Animating an Autonomous 3D Talking Avatar
One of the main challenges with embodying an agent is annotating how and when motions can be played and composed together in real-time, without any visual artifact.
March 13, 2019
arxiv 2019
Authors
Dominik Borer (Disney Research/ETH Joint PhD)
Dominic Lutz (Disney Research)
Robert W. Sumner (Disney Research)
Martin Guay (Disney Research)
Animating an Autonomous 3D Talking Avatar
One of the main challenges with embodying an agent is annotating how and when motions can be played and composed together in real-time, without any visual artifact. The inherent problem is to do so—for a large amount of motions—without introducing mistakes in the annotation. To our knowledge, there is no automatic method that can process animations and automatically label actions and compatibility between them. In practice, a state machine where clips are the actions is created manually by setting connections between the states with the timing parameters for these connections. Authoring this state machine for a large amount of motions leads to a visual overflow, and increases the amount of possible mistakes. In consequence, agent embodiments are left with little variations and quickly become repetitive. In this paper, we address this problem with a compact taxonomy of chit chat behaviors, that we can utilize to simplify and partially automate the graph authoring process.
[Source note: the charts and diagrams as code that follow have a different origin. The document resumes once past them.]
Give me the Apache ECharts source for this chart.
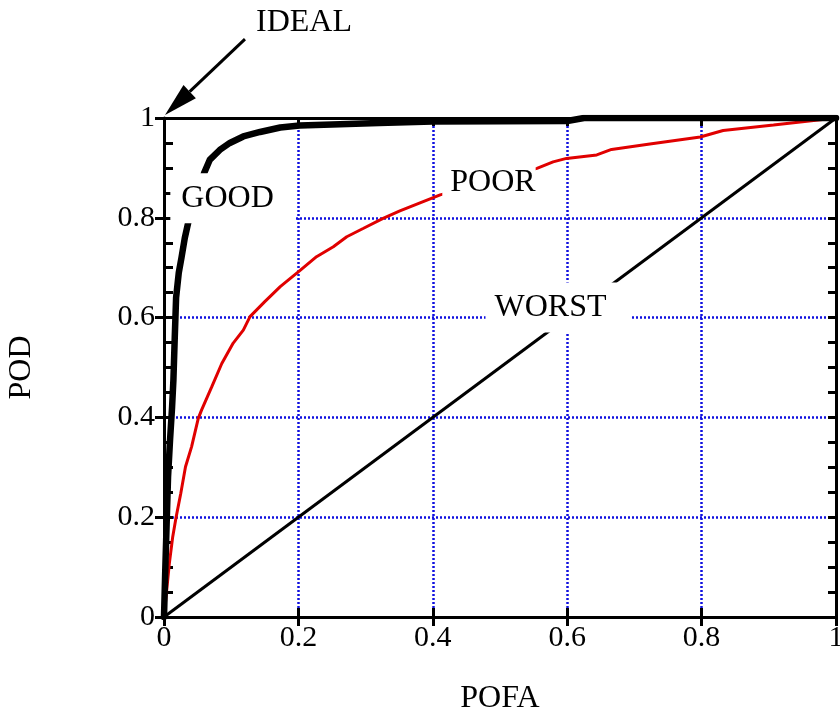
<!DOCTYPE html>
<html>
<head>
<meta charset="utf-8">
<script src="https://cdn.jsdelivr.net/npm/echarts@6/dist/echarts.min.js"></script>
<style>
  html, body { margin: 0; padding: 0; background: #fff; }
  #container { width: 840px; height: 711px; }
</style>
</head>
<body>
<div id="container"></div>
<script>
var dom = document.getElementById("container");
var myChart = echarts.init(dom);

// ROC curves: [POFA, POD]
var goodCurve = [
  [0, 0], [0.002, 0.1], [0.004, 0.19], [0.006, 0.28], [0.009, 0.355], [0.012, 0.42],
  [0.014, 0.475], [0.016, 0.56], [0.018, 0.64], [0.022, 0.69], [0.026, 0.72],
  [0.031, 0.76], [0.036, 0.79], [0.048, 0.84], [0.0595, 0.889], [0.068, 0.916],
  [0.083, 0.936], [0.098, 0.95], [0.118, 0.963], [0.143, 0.972], [0.173, 0.981],
  [0.202, 0.985], [0.25, 0.987], [0.32, 0.99], [0.4, 0.993], [0.6, 0.994],
  [0.625, 1], [1, 1]
];
var poorCurve = [
  [0, 0], [0.003, 0.04], [0.008, 0.108], [0.013, 0.161], [0.018, 0.2], [0.025, 0.248],
  [0.032, 0.301], [0.041, 0.341], [0.051, 0.398], [0.056, 0.415], [0.071, 0.461],
  [0.086, 0.508], [0.103, 0.549], [0.118, 0.575], [0.128, 0.602], [0.15, 0.632],
  [0.173, 0.662], [0.203, 0.695], [0.227, 0.722], [0.252, 0.742], [0.272, 0.762],
  [0.297, 0.779], [0.326, 0.799], [0.351, 0.814], [0.381, 0.83], [0.411, 0.846],
  [0.555, 0.899], [0.579, 0.912], [0.599, 0.919], [0.644, 0.926], [0.666, 0.937],
  [0.723, 0.948], [0.798, 0.962], [0.832, 0.975], [0.907, 0.986], [1, 1]
];
var worstCurve = [[0, 0], [1, 1]];

// annotations: [x, y, text]
var curveNotes = [
  [0.102, 0.839, 'GOOD'],
  [0.4836, 0.8697, 'POOR'],
  [0.5863, 0.6202, 'WORST']
];
var notePadding = {
  GOOD: [9, 21, 9, 11],
  POOR: [11, 0, 11, 8],
  WORST: [9, 24, 9, 9]
};
var idealArrow = [[0.1205, 1.158], [0.0015, 1.006]];

var FONT = 'Liberation Serif';
var axisColor = '#000';

function baseAxis(extra) {
  var a = {
    type: 'value', min: 0, max: 1, interval: 0.2,
    axisLine: { show: false, lineStyle: { color: axisColor, width: 3 } },
    axisTick: { show: true, lineStyle: { color: axisColor, width: 3 } },
    axisLabel: { show: false },
    splitLine: { show: false }
  };
  return Object.assign(a, extra);
}

var gridLine = {
  show: true,
  showMinLine: false,
  showMaxLine: false,
  lineStyle: { color: '#1010e0', width: 2.5, type: [2, 2] }
};

var option = {
  animation: false,
  backgroundColor: '#fff',
  textStyle: { fontFamily: FONT },
  title: {
    text: 'IDEAL', left: 251, top: 2,
    textStyle: { fontFamily: FONT, fontSize: 32, fontWeight: 'normal', color: '#000' }
  },
  grid: { left: 164, right: 4, top: 118, bottom: 94, containLabel: false, outerBoundsMode: 'none' },
  xAxis: [
    baseAxis({
      position: 'bottom',
      axisLine: { show: true, onZero: false, lineStyle: { color: axisColor, width: 3 } },
      axisTick: { show: true, inside: false, length: 9, lineStyle: { color: axisColor, width: 3 } },
      axisLabel: { show: true, margin: 6, fontFamily: FONT, fontSize: 30, color: '#000' },
      splitLine: gridLine,
      name: 'POFA', nameLocation: 'middle', nameGap: 66,
      nameTextStyle: { fontFamily: FONT, fontSize: 32, color: '#000' }
    }),
    baseAxis({
      position: 'bottom',
      axisTick: { show: true, inside: true, length: 9, lineStyle: { color: axisColor, width: 3 } }
    }),
    baseAxis({
      position: 'top',
      axisLine: { show: true, onZero: false, lineStyle: { color: axisColor, width: 3 } },
      axisTick: { show: true, inside: true, length: 8, lineStyle: { color: axisColor, width: 3 } }
    }),
    baseAxis({
      position: 'top',
      axisTick: { show: true, inside: false, length: 5, lineStyle: { color: axisColor, width: 3 } }
    })
  ],
  yAxis: [
    baseAxis({
      position: 'left',
      axisLine: { show: true, onZero: false, lineStyle: { color: axisColor, width: 3 } },
      axisTick: { show: true, inside: false, length: 9, lineStyle: { color: axisColor, width: 3 } },
      axisLabel: { show: true, margin: 9, fontFamily: FONT, fontSize: 30, color: '#000' },
      splitLine: gridLine,
      name: 'POD', nameLocation: 'middle', nameGap: 126,
      nameTextStyle: { fontFamily: FONT, fontSize: 32, color: '#000' }
    }),
    baseAxis({
      position: 'left',
      axisTick: { show: true, inside: true, length: 9, lineStyle: { color: axisColor, width: 3 } },
      minorTick: { show: true, splitNumber: 4, length: 9, lineStyle: { color: axisColor, width: 3 } }
    }),
    baseAxis({
      position: 'right',
      axisLine: { show: true, onZero: false, lineStyle: { color: axisColor, width: 3 } },
      axisTick: { show: true, inside: true, length: 8, lineStyle: { color: axisColor, width: 3 } },
      minorTick: { show: true, splitNumber: 4, length: 8, lineStyle: { color: axisColor, width: 3 } }
    }),
    baseAxis({
      position: 'right',
      axisTick: { show: true, inside: false, length: 4, lineStyle: { color: axisColor, width: 3 } }
    })
  ],
  series: [
    {
      name: 'WORST', type: 'line', data: worstCurve, showSymbol: false, z: 3,
      lineStyle: { color: '#000', width: 3 }
    },
    {
      name: 'POOR', type: 'line', data: poorCurve, showSymbol: false, z: 4,
      lineStyle: { color: '#e00000', width: 3 }
    },
    {
      name: 'GOOD', type: 'line', data: goodCurve, showSymbol: false, z: 5,
      lineStyle: { color: '#000', width: 6.5, join: 'round', cap: 'round' }
    },
    {
      name: 'notes', type: 'scatter', z: 20, symbolSize: 0,
      itemStyle: { opacity: 1 },
      data: curveNotes.map(function (n) { return { value: [n[0], n[1]], name: n[2] }; }),
      label: {
        show: true, position: 'inside', opacity: 1,
        formatter: function (p) { return p.name; },
        fontFamily: FONT, fontSize: 32, color: '#000',
        backgroundColor: '#fff'
      }
    },
    {
      name: 'ideal', type: 'custom', z: 21, clip: false,
      data: [idealArrow[0].concat(idealArrow[1])],
      renderItem: function (params, api) {
        var s = api.coord([api.value(0), api.value(1)]);
        var t = api.coord([api.value(2), api.value(3)]);
        var dx = t[0] - s[0], dy = t[1] - s[1];
        var len = Math.sqrt(dx * dx + dy * dy);
        var ux = dx / len, uy = dy / len;
        var hl = 34, hw = 9;
        var bx = t[0] - ux * hl, by = t[1] - uy * hl;
        return {
          type: 'group',
          children: [
            { type: 'line', shape: { x1: s[0], y1: s[1], x2: bx, y2: by },
              style: { stroke: '#000', lineWidth: 3 } },
            { type: 'polygon',
              shape: { points: [[t[0], t[1]], [bx - uy * hw, by + ux * hw], [bx + uy * hw, by - ux * hw]] },
              style: { fill: '#000' } }
          ]
        };
      }
    }
  ]
};

// per-note padding so each white box sits like in the picture
option.series[3].data.forEach(function (d) {
  d.label = { padding: notePadding[d.name] };
});

myChart.setOption(option);
</script>
</body>
</html>
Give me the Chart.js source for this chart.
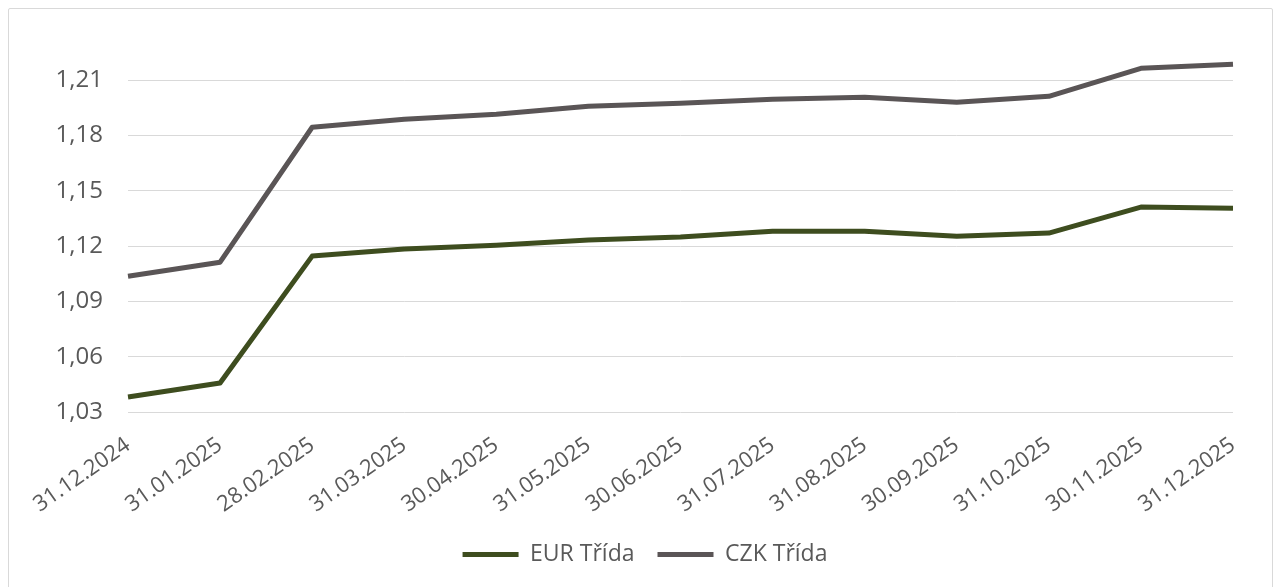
<!DOCTYPE html>
<html>
<head>
<meta charset="utf-8">
<script src="https://cdn.jsdelivr.net/npm/chart.js@4"></script>
<style>
  body { margin: 0; background: #fff; }
  #box {
    position: absolute; left: 8px; top: 8px;
    width: 1263px; height: 590px;
    border: 1px solid #d9d9d9; border-radius: 2px;
  }
  #chart { display: block; }
</style>
</head>
<body>
<div id="box"><canvas id="chart" width="1263" height="578"></canvas></div>
<script>
const labels = ["31.12.2024", "31.01.2025", "28.02.2025", "31.03.2025", "30.04.2025", "31.05.2025",
  "30.06.2025", "31.07.2025", "31.08.2025", "30.09.2025", "31.10.2025", "30.11.2025", "31.12.2025"];
const eurValues = [1.0381, 1.0457, 1.1146, 1.1184, 1.1205, 1.1233, 1.1249, 1.1281, 1.1281, 1.1254, 1.1271, 1.1412, 1.1406];
const czkValues = [1.1037, 1.1113, 1.1845, 1.1889, 1.1916, 1.1959, 1.1975, 1.1997, 1.2008, 1.1981, 1.2013, 1.2165, 1.2187];

const textColor = "#595959";

// shift the legend so it sits centred on the whole canvas, not the padded area
const legendShift = {
  id: "legendShift",
  afterLayout(chart) {
    chart.legend.left += 24;
    chart.legend.right += 24;
  },
};

document.addEventListener("DOMContentLoaded", function () {
  const ctx = document.getElementById("chart").getContext("2d");

  new Chart(ctx, {
    type: "line",
    data: {
      labels: labels,
      datasets: [
        {
          label: "EUR Třída",
          data: eurValues,
          borderColor: "#3e4d1f",
          backgroundColor: "#3e4d1f",
          borderWidth: 5,
          pointRadius: 0,
          tension: 0,
          borderJoinStyle: "round",
        },
        {
          label: "CZK Třída",
          data: czkValues,
          borderColor: "#5a5556",
          backgroundColor: "#5a5556",
          borderWidth: 5,
          pointRadius: 0,
          tension: 0,
          borderJoinStyle: "round",
        },
      ],
    },
    plugins: [legendShift],
    options: {
      responsive: false,
      animation: false,
      layout: { padding: { top: 16, right: 39, bottom: 11, left: 0 } },
      plugins: {
        tooltip: { enabled: false },
        legend: {
          position: "bottom",
          labels: {
            usePointStyle: true,
            pointStyle: "line",
            pointStyleWidth: 56,
            boxHeight: 20,
            padding: 23,
            color: textColor,
            font: { family: "'Open Sans'", size: 23 },
          },
        },
      },
      scales: {
        x: {
          offset: false,
          grid: { display: false },
          border: { display: false },
          ticks: {
            color: textColor,
            font: { family: "'Open Sans'", size: 22 },
            minRotation: 35,
            maxRotation: 35,
            padding: 12,
          },
          afterFit: (scale) => { scale.height = 108; },
        },
        y: {
          min: 1.03,
          max: 1.24,
          grid: { color: "#d9d9d9", lineWidth: 1, drawTicks: false },
          border: { display: false },
          ticks: {
            stepSize: 0.03,
            color: textColor,
            font: { family: "'Open Sans'", size: 24 },
            padding: 25,
            callback: (v) => v.toFixed(2).replace(".", ","),
          },
          afterBuildTicks: (scale) => {
            scale.ticks = scale.ticks.filter((t) => t.value < 1.235);
          },
          afterFit: (scale) => {
            scale.width = 119;
            scale.paddingTop = 0;
            scale.paddingBottom = 0;
          },
        },
      },
    },
  });
});
</script>
</body>
</html>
We measured the time required to label actions of an embodiment using our simple interface, compared to the standard state machine interface in unreal engine, and found that our approach is 7 times faster. We believe that our labeling approach could be a path to automated labeling: once a sub-set of motions are labeled (using our interface), we could learn a prediction that could attribute a label to new clips—allowing to really scale up virtual agent embodiments.